Weekly Market Update: March 27, 2023
Inflationary pressures seem to be gradually waning. The Consumer Price Index (CPI) showed prices rose 6.0% during the month of February, year over year, which was an improvement from the January figure. In addition, the monthly Producer Price Index (PPI) provided a favorable reading. In general, disinflation can be seen in several areas, including the critical energy category. Specifically, the price of crude oil has fallen under the $70-a-barrel mark. Energy is heavily utilized by consumers and businesses, so the decline here should be significant for prices overall. In addition, the February employment report showed upward pressure on wages may be easing.

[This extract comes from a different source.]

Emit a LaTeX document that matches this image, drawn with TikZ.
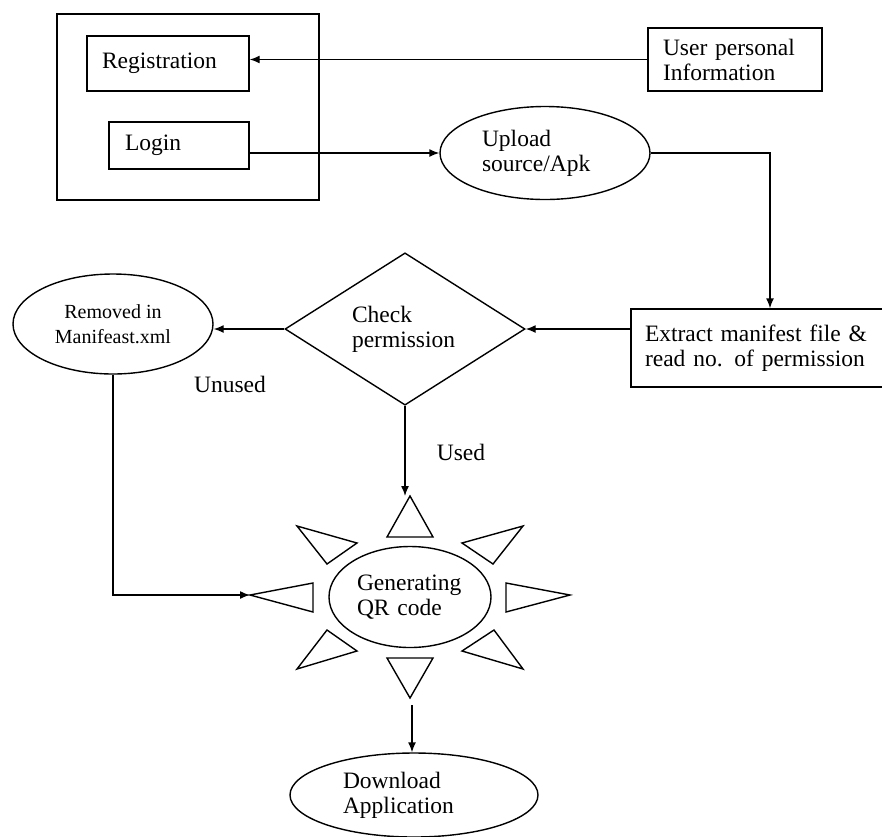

The Federal Reserve is in a difficult position. Despite some progress, inflation remains above the central bank’s 2% target rate, and it is unclear if that goal can be reached without risking a recession or systemic disruptions. For instance, some regional banks have been buckling, as rising interest rates have depressed balance sheets and led to liquidity shortfalls. These developments may influence the Fed, which not too long ago struck a more hawkish tone. While we write this report, the Federal Open Market Committee (FOMC) was set to make an interest-rate decision.
The corporate outlook remains uninspiring. Many companies delivered a weak finish to 2022. Lately, reducing staff and defending margins seems to be more important than business expansion. At present, most analysts are looking for earnings to decline modestly in the first quarter, with a possible rebound later in the year. In this context, the equity market, which currently trades at a price-to-earnings multiple of 17, may look expensive if profits deteriorate.
The stock market remains choppy. The S&P 500 Index advanced in January, but has since surrendered its gains. Currently, the major equity sectors show a bifurcated market. The technology stocks, often viewed as risky, have been leading. In contrast, the financials, traditionally seen as conservative, have fallen out of favor. Moreover, investors have been buying gold (a flight-to-safety move). This disconnect may make for uneven conditions until sentiment improves and participation broadens.
Conclusion: Investors should hold shares of quality businesses that have strong operations and solid financials.